Wenn ich so auf das heutige Datum sehe, muß ich feststellen, daß bald die Hälfte Deines Aufenthalts in England zuende ist. Gott sei Dank! Wie ist denn das überhaupt mit Deinem Zimmer in Köln? Weißt Du schon, wie die Semestereinteilung geregelt ist u.s.w.? Das würde mich wegen der Ferien 68 interessieren.

Kannst Du mir erklären, welcher Idiot Englisch erfunden hat? Wenn das dieser blöde Shakespeare war, sollte man ihn prügeln und dann zur Bundeswehr schicken! Warte nur, wenn Du wieder hier bist, ich lasse Dich nicht mehr aus den Augen, hast Du verstanden?

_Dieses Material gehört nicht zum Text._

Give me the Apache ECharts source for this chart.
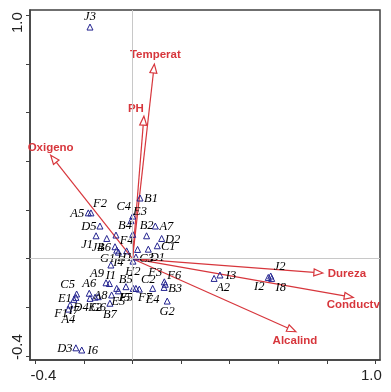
<!DOCTYPE html>
<html>
<head>
<meta charset="utf-8">
<script src="https://cdn.jsdelivr.net/npm/echarts@6/dist/echarts.min.js"></script>
<style>
html, body { margin: 0; padding: 0; background: #fff; }
#chart { width: 391px; height: 392px; }
</style>
</head>
<body>
<div id="chart"></div>
<script>
// sample sites (triangles)
const siteNames = ['J3','B1','A5','F2','C4','E3','D5','B4','','A7','B2','D2','C1','J1','J4','B6','G1','I4','F4','H1',
    'C3','D1','H2','I1','A9','','B5','E5','F5','J5','F7','C2','E4','F3','F6','B3','G2','C5','E1','I7',
    'F1','A4','A6','D4','E2','G6','A8','B7','D3','I6','I3','A2','J2','I2','I8'];
const siteX = [-0.175,0.031,-0.182,-0.171,0.001,-0.006,-0.134,-0.068,0.001,0.094,0.058,0.120,0.102,-0.150,-0.106,-0.072,-0.065,-0.058,-0.024,0.014,
    0.021,0.065,0.002,-0.089,-0.109,-0.095,-0.065,-0.058,-0.027,0.003,0.014,0.028,0.083,0.131,0.135,0.130,0.143,-0.230,-0.233,-0.241,
    -0.257,-0.264,-0.178,-0.175,-0.154,-0.141,-0.086,-0.093,-0.233,-0.209,0.360,0.336,0.569,0.559,0.573];
const siteY = [0.951,0.249,0.188,0.188,0.175,0.156,0.134,0.097,0.100,0.134,0.094,0.083,0.053,0.094,0.083,0.049,0.035,0.027,0.032,0.007,
    0.038,0.039,-0.010,-0.026,-0.099,-0.102,-0.122,-0.132,-0.115,-0.122,-0.122,-0.125,-0.122,-0.095,-0.105,-0.118,-0.174,-0.145,-0.159,-0.167,
    -0.190,-0.207,-0.142,-0.163,-0.158,-0.156,-0.149,-0.183,-0.366,-0.375,-0.067,-0.081,-0.071,-0.077,-0.081];
// where each site label sits relative to its triangle
const siteLabelPos = ['t','r','l','tr','tl','tr','l','tr','','r','t','r','r','bl','bl','l','bl','b','t','l',
    'br','br','b','b','tl','','tr','b','b','bl','br','tr','b','tl','tr','r','b','tl','l','b',
    'bl','b','t','bl','b','b','l','b','l','r','r','br','tr','bl','br'];

// environmental variables (arrows)
const envNames = ['Temperat','PH','Oxigeno','Dureza','Conductv','Alcalind'];
const envX = [0.090, 0.047, -0.337, 0.784, 0.909, 0.673];
const envY = [0.799, 0.585, 0.425, -0.059, -0.159, -0.300];
const envLabelDx = [1, -8, 0, 24, 0, -1];
const envLabelDy = [-9, -7, -7.5, 1, 7.5, 9];

// axes
const axisTicks = [-0.4, -0.2, 0, 0.2, 0.4, 0.6, 0.8, 1.0];
const axisLabels = [-0.4, 1.0];

const red = '#d7363c';
const blue = '#23238f';
const frame = '#404040';

const offsets = {
    r: [11, 1], l: [-11, 1], t: [0, -10], b: [0, 11],
    tr: [9, -9], tl: [-9, -9], br: [9, 9], bl: [-9, 9]
};

const siteData = siteNames.map(function (n, i) {
    const code = siteLabelPos[i];
    return {
        name: n,
        value: [siteX[i], siteY[i]],
        label: code ? { show: true, offset: offsets[code] } : { show: false }
    };
});

const envData = envNames.map(function (n, i) {
    return { name: n, value: [envX[i], envY[i]] };
});

function renderArrow(params, api) {
    const i = params.dataIndex;
    const o = api.coord([0, 0]);
    const p = api.coord([api.value(0), api.value(1)]);
    const a = Math.atan2(p[1] - o[1], p[0] - o[0]);
    const len = 9, half = 3.5;
    const bx = p[0] - len * Math.cos(a), by = p[1] - len * Math.sin(a);
    const nx = -Math.sin(a) * half, ny = Math.cos(a) * half;
    return {
        type: 'group',
        children: [
            { type: 'line', shape: { x1: o[0], y1: o[1], x2: bx, y2: by },
              style: { stroke: red, lineWidth: 1.2 } },
            { type: 'polygon', shape: { points: [[p[0], p[1]], [bx + nx, by + ny], [bx - nx, by - ny]] },
              style: { fill: '#fff', stroke: red, lineWidth: 1.2 } },
            { type: 'text', x: p[0] + envLabelDx[i], y: p[1] + envLabelDy[i],
              style: { text: envNames[i], fill: red, fontFamily: 'Liberation Sans, Arial, sans-serif',
                       fontWeight: 'bold', fontSize: 11.5, align: 'center', verticalAlign: 'middle' } }
        ]
    };
}

const chart = echarts.init(document.getElementById('chart'));

const option = {
    animation: false,
    grid: { left: 30, top: 10, width: 350, height: 350, show: true, borderColor: frame, borderWidth: 1.5 },
    xAxis: {
        type: 'value', min: -0.422, max: 1.019,
        axisLine: { show: true, onZero: false, lineStyle: { color: frame, width: 1.5 } },
        axisTick: { show: true, customValues: axisTicks, length: 4, lineStyle: { color: frame } },
        splitLine: { show: false },
        axisLabel: {
            customValues: axisLabels, margin: 8, color: '#222', fontSize: 15,
            fontFamily: 'Liberation Sans, Arial, sans-serif',
            formatter: function (v) { return v < 0 ? '{lo|' + v.toFixed(1) + '}' : '{hi|' + v.toFixed(1) + '}'; },
            rich: { lo: { padding: [0, 0, 0, 16] }, hi: { padding: [0, 8, 0, 0] } }
        }
    },
    yAxis: {
        type: 'value', min: -0.416, max: 1.021,
        axisLine: { show: true, onZero: false, lineStyle: { color: frame, width: 1.5 } },
        axisTick: { show: true, customValues: axisTicks, length: 4, lineStyle: { color: frame } },
        splitLine: { show: false },
        axisLabel: {
            customValues: axisLabels, rotate: 90, margin: 5, color: '#222', fontSize: 15,
            fontFamily: 'Liberation Sans, Arial, sans-serif',
            formatter: function (v) { return v < 0 ? '{lo|' + v.toFixed(1) + '}' : '{hi|' + v.toFixed(1) + '}'; },
            rich: { lo: { padding: [0, 0, 0, 18] }, hi: { padding: [0, 15, 0, 0] } }
        }
    },
    series: [
        {
            type: 'scatter', data: [], z: 1,
            markLine: {
                silent: true, symbol: 'none', label: { show: false }, animation: false,
                lineStyle: { color: '#c8c8c8', width: 1, type: 'solid' },
                data: [{ xAxis: 0 }, { yAxis: 0 }]
            }
        },
        {
            type: 'custom', z: 3,
            renderItem: renderArrow,
            data: envData
        },
        {
            type: 'scatter', z: 4,
            symbol: 'triangle', symbolSize: 6,
            itemStyle: { color: 'rgba(255,255,255,0)', borderColor: blue, borderWidth: 1, opacity: 1 },
            label: {
                show: true, position: 'inside', formatter: '{b}',
                fontFamily: 'Liberation Serif, Times New Roman, serif', fontStyle: 'italic',
                fontSize: 12.5, color: '#000', textBorderWidth: 0
            },
            data: siteData
        }
    ]
};
chart.setOption(option);
</script>
</body>
</html>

Letzten Samstag haben wir abends noch bei Dietmar gesessen und gesoffen. Um halb zwölf kam einer auf die Idee, schwimmen zu gehen. Darauf wurde die Mannschaft in ein Auto verladen und bei einem Baggerloch bei Monheim wieder ausgeladen. Nach langem Marsch durch Getreidefelder war endlich das Wasser erreicht. Das war vielleicht prima. Um 3 Uhr war ich endlich zu Hause. Mit Axel murkse ich gerade am Urfaust rum in der Hoffnung, daß der Chef nun nach dem Abitur endlich anfängt zu proben. Wenn Axel tatsächlich das Bühnenbild macht, wird es eine tolle, aber avantgardistische Aufführung.

Neulich habe ich bei Bücher-Bäcker groß eingekauft. Man hat da Taschenbücher, die angestaubt waren, zu 1-2 DM verkauft.

Bei dem Gedanken an Dich werde ich immer wütend, da Du so unerreichbar bist. Ich träume schon nur noch von Dir. Verflucht, warum vergeht die Zeit so langsam? Es ist zum Koooo!!!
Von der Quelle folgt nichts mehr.